The American fascination with manicured lawns dates back to the 1600s. A New York Times video “The Great American Lawn” explains that, as European farm animals ate through native grasses, foreign seeds were imported to replace native grasses. Green lawns became a symbol of wealth and status — a symbol that continues today.

Maclean said the American ideal of a manicured lawn needs to change.

“Five years ago, there were butterflies all over my yard every day,” Maclean said. “And now I see fewer and fewer, even with all the food that’s available to them. Do people care about that? How much do you care? Do you care more about having your four little round shrubs and your sod? Or do you care more about the future of the planet, for your children and grandchildren?”

Maclean’s yard is small, no more than 1,000 square feet. Every inch is covered with native plants. Bee balm, golden alexander and coreopsis — now dormant for the winter — run along her front sidewalk. On either side of her house crawl tangles of mountain mint and goldenrod. In the back, framed by a white fence, lies a patchwork of potted plants, their leaves only just starting to peek through the soil. Come spring, Maclean’s yard will be teeming with life.

On a cold day in early February, Maclean walks through her garden, pulling out the occasional weed and admiring the baby leaves of her plants poking through the soil. Spring is on its way, Maclean said, and this year will be her biggest year yet. She’s ordered 1,400 milkweed plants from a local nursery, fronting the cost out of her personal bank account. Her backyard is brimming with hundreds more potted plants she’s cultivated over the winter in preparation for her spring sales.

In the last two years, Maclean has sold more than 5,000 native plants, she estimated. She’s given away hundreds more to those who can’t afford them.

Soon, Maclean plans to announce her newest initiative: the Briar Chapel Pollinator Pledge. She hopes to commit 10% of the neighborhood — 250 houses — to planting community gardens of native plants.

The difference she’s made is tangible, her neighbors said.

“What Jerilyn has done is educate so many neighbors like me who had the same mission and goals, we just didn’t know how to get there,” said Rhonda Jones, Maclean’s neighbor and member of the Briar Chapel Native Plant Club. “I probably have a hundred different species now… that I’ve bought from [Jerilyn]. I haven’t been back to a garden center in two years. And I see my little plot of land flourishing.” 
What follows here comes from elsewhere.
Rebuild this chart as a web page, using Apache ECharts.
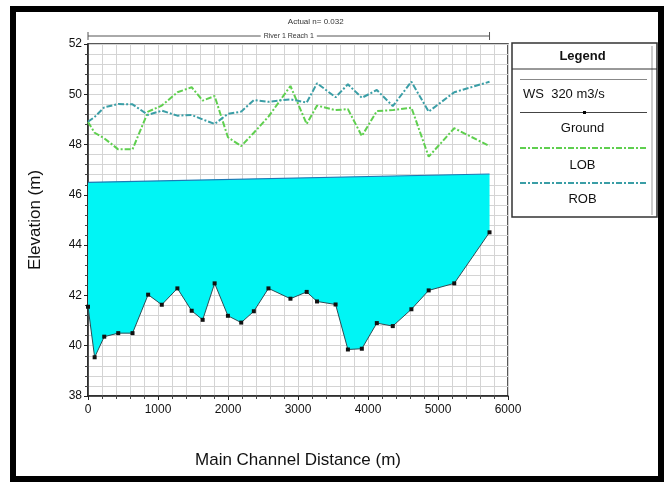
<!DOCTYPE html>
<html><head><meta charset="utf-8">
<script src="https://cdn.jsdelivr.net/npm/echarts@6/dist/echarts.min.js"></script>
<style>html,body{margin:0;padding:0;background:#fff}#c{width:668px;height:484px}</style>
</head><body><div id="c"></div>
<script>
// Data
const stations = [0,95,232,432,636,859,1054,1277,1481,1638,1809,1999,2189,2369,2578,2892,3124,3272,3537,3713,3912,4126,4354,4620,4867,5232,5736];
const ground = [41.55,39.54,40.36,40.5,40.5,42.03,41.63,42.28,41.39,41.03,42.48,41.19,40.92,41.37,42.28,41.87,42.14,41.76,41.64,39.85,39.88,40.9,40.78,41.45,42.2,42.48,44.51];
const lob = [48.9,48.47,48.25,47.81,47.81,49.31,49.55,50.08,50.28,49.75,49.93,48.29,47.94,48.47,49.11,50.33,48.82,49.55,49.37,49.41,48.34,49.33,49.37,49.47,47.52,48.65,47.94];
const rob = [48.91,49.1,49.48,49.61,49.6,49.18,49.35,49.15,49.18,49.0,48.82,49.22,49.31,49.77,49.7,49.8,49.67,50.44,49.88,50.4,49.86,50.17,49.53,50.5,49.31,50.08,50.5];
const wsStations = [0,5736];
const wsElev = [46.5,46.83];
const legendLabels = ['WS  320 m3/s','Ground','LOB','ROB'];
const xTitle = 'Main Channel Distance (m)';
const yTitle = 'Elevation (m)';
const topNote = 'Actual n= 0.032';
const reachLabel = 'River 1 Reach 1';

const pair = (xs, ys) => xs.map((x,i)=>[x, ys[i]]);
const FONT = 'Liberation Sans, Arial, sans-serif';
const chart = echarts.init(document.getElementById('c'), null, {renderer:'canvas'});

const gridLine = {show:true, lineStyle:{color:'#d4d4d4', width:1}};
const option = {
  animation:false,
  backgroundColor:'#fff',
  grid:{left:88, top:44, right:160, bottom:88, show:true, borderColor:'#222', borderWidth:1.5, backgroundColor:'transparent'},
  xAxis:{type:'value', min:0, max:6000, interval:1000,
    name:xTitle, nameLocation:'middle', nameGap:56,
    nameTextStyle:{fontFamily:FONT, fontSize:17, color:'#111'},
    axisLine:{lineStyle:{color:'#222', width:1.5}},
    axisTick:{show:true, length:4, lineStyle:{color:'#222'}},
    minorTick:{show:true, splitNumber:5, length:3, lineStyle:{color:'#444'}},
    axisLabel:{fontFamily:FONT, fontSize:12, color:'#111', margin:8, formatter:v=>String(v)},
    splitLine:gridLine, minorSplitLine:gridLine},
  yAxis:{type:'value', min:38, max:52, interval:2,
    name:yTitle, nameLocation:'middle', nameGap:44, nameRotate:90,
    nameTextStyle:{fontFamily:FONT, fontSize:17, color:'#111'},
    axisLine:{show:true, lineStyle:{color:'#222', width:1.5}},
    axisTick:{show:true, length:4, lineStyle:{color:'#222'}},
    minorTick:{show:true, splitNumber:5, length:3, lineStyle:{color:'#444'}},
    axisLabel:{fontFamily:FONT, fontSize:12, color:'#111', margin:6},
    splitLine:gridLine, minorSplitLine:gridLine},
  series:[
    {type:'custom', z:1, silent:true, data:[[0,0]],
      renderItem:function(params, api){
        const pts = [];
        for(let i=0;i<wsStations.length;i++) pts.push(api.coord([wsStations[i], wsElev[i]]));
        for(let i=stations.length-1;i>=0;i--) pts.push(api.coord([stations[i], ground[i]]));
        return {type:'polygon', shape:{points:pts}, style:{fill:'#00f5f5', stroke:null}};
      }},
    {name:'WS', type:'line', z:3, data:pair(wsStations, wsElev), symbol:'none',
      lineStyle:{color:'#1e78b4', width:1.2}},
    {name:'Ground', type:'line', z:4, data:pair(stations, ground), symbol:'rect', symbolSize:4,
      itemStyle:{color:'#111'}, lineStyle:{color:'#2b4d55', width:1}},
    {name:'LOB', type:'line', z:5, data:pair(stations, lob), symbol:'none',
      lineStyle:{color:'#5fcf4f', width:2, type:[6,2,2,2]}},
    {name:'ROB', type:'line', z:5, data:pair(stations, rob), symbol:'none',
      lineStyle:{color:'#3a9ea6', width:2, type:[6,2,2,2]}}
  ]
};
chart.setOption(option);

// annotations & legend box
const x0 = chart.convertToPixel({gridIndex:0},[stations[0], 52])[0];
const x1 = chart.convertToPixel({gridIndex:0},[stations[stations.length-1], 52])[0];
const ly = 36;
const LX = 512, LY = 43, LW = 145, LH = 174;
const g = [
  // outer frame
  {type:'rect', shape:{x:13, y:9, width:648, height:470}, style:{fill:null, stroke:'#000', lineWidth:6}, z:100},
  // top annotations
  {type:'text', x:(x0+x1)/2 + 27, y:22, style:{text:topNote, font:'8px '+FONT, fill:'#333', align:'center', verticalAlign:'middle'}},
  {type:'line', shape:{x1:x0, y1:ly, x2:x1, y2:ly}, style:{stroke:'#555', lineWidth:1}},
  {type:'line', shape:{x1:x0, y1:ly-4, x2:x0, y2:ly+4}, style:{stroke:'#555', lineWidth:1}},
  {type:'line', shape:{x1:x1, y1:ly-4, x2:x1, y2:ly+4}, style:{stroke:'#555', lineWidth:1}},
  {type:'text', x:(x0+x1)/2, y:ly, style:{text:reachLabel, font:'7px '+FONT, fill:'#333', align:'center', verticalAlign:'middle', backgroundColor:'#fff', padding:[0,3]}},
  // legend box
  {type:'rect', shape:{x:LX, y:LY, width:LW, height:LH}, style:{fill:'#fff', stroke:'#333', lineWidth:1.5}},
  {type:'line', shape:{x1:LX+LW-5, y1:LY+3, x2:LX+LW-5, y2:LY+LH-2}, style:{stroke:'#999', lineWidth:1}},
  {type:'text', x:LX+LW/2-2, y:56, style:{text:'Legend', font:'bold 13px '+FONT, fill:'#111', align:'center', verticalAlign:'middle'}},
  {type:'line', shape:{x1:LX, y1:69, x2:LX+LW, y2:69}, style:{stroke:'#333', lineWidth:1}},
  {type:'line', shape:{x1:LX+8, y1:79.5, x2:LX+LW-10, y2:79.5}, style:{stroke:'#888', lineWidth:1.2}},
  {type:'text', x:LX+11, y:94, style:{text:legendLabels[0], font:'13px '+FONT, fill:'#111', align:'left', verticalAlign:'middle'}},
  {type:'line', shape:{x1:LX+8, y1:112.5, x2:LX+LW-10, y2:112.5}, style:{stroke:'#444', lineWidth:1}},
  {type:'rect', shape:{x:LX+LW/2-1.5, y:111, width:3, height:3}, style:{fill:'#000'}},
  {type:'text', x:LX+LW/2-2, y:128.5, style:{text:legendLabels[1], font:'13px '+FONT, fill:'#111', align:'center', verticalAlign:'middle'}},
  {type:'line', shape:{x1:LX+8, y1:148, x2:LX+LW-10, y2:148}, style:{stroke:'#5fcf4f', lineWidth:2, lineDash:[6,2,2,2]}},
  {type:'text', x:LX+LW/2-2, y:165, style:{text:legendLabels[2], font:'13px '+FONT, fill:'#111', align:'center', verticalAlign:'middle'}},
  {type:'line', shape:{x1:LX+8, y1:183, x2:LX+LW-10, y2:183}, style:{stroke:'#3a9ea6', lineWidth:2, lineDash:[6,2,2,2]}},
  {type:'text', x:LX+LW/2-2, y:199, style:{text:legendLabels[3], font:'13px '+FONT, fill:'#111', align:'center', verticalAlign:'middle'}}
];
chart.setOption({graphic:g});
</script>
</body></html>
But Maclean doesn’t know how much longer she’ll be able to keep selling her plants. With four kids and her aging mother all living in Maclean’s house, the bills are piling up — and her plants can’t always pay them.

“I have a grand idea in my head,” Maclean said, her eyes glassy as she gazed toward the community garden behind her house. “But I don’t know how to get there.”

Maclean’s dream is to find an investor to back her work. If someone could fund salaries for a team of three to five people, Maclean said her team could give talks about native plants and work with local organizations to help them develop plans to make their land more sustainable.

“If we could report on what we’re doing around the Triangle, we’d have HOAs calling us and asking us to help save on their maintenance costs, help with runoff and erosion and help bring butterflies and bees and birds back to neighborhoods,” Maclean said.

“Plant by plant, yard by yard,” Maclean tells people. “They won’t go extinct unless we let them.”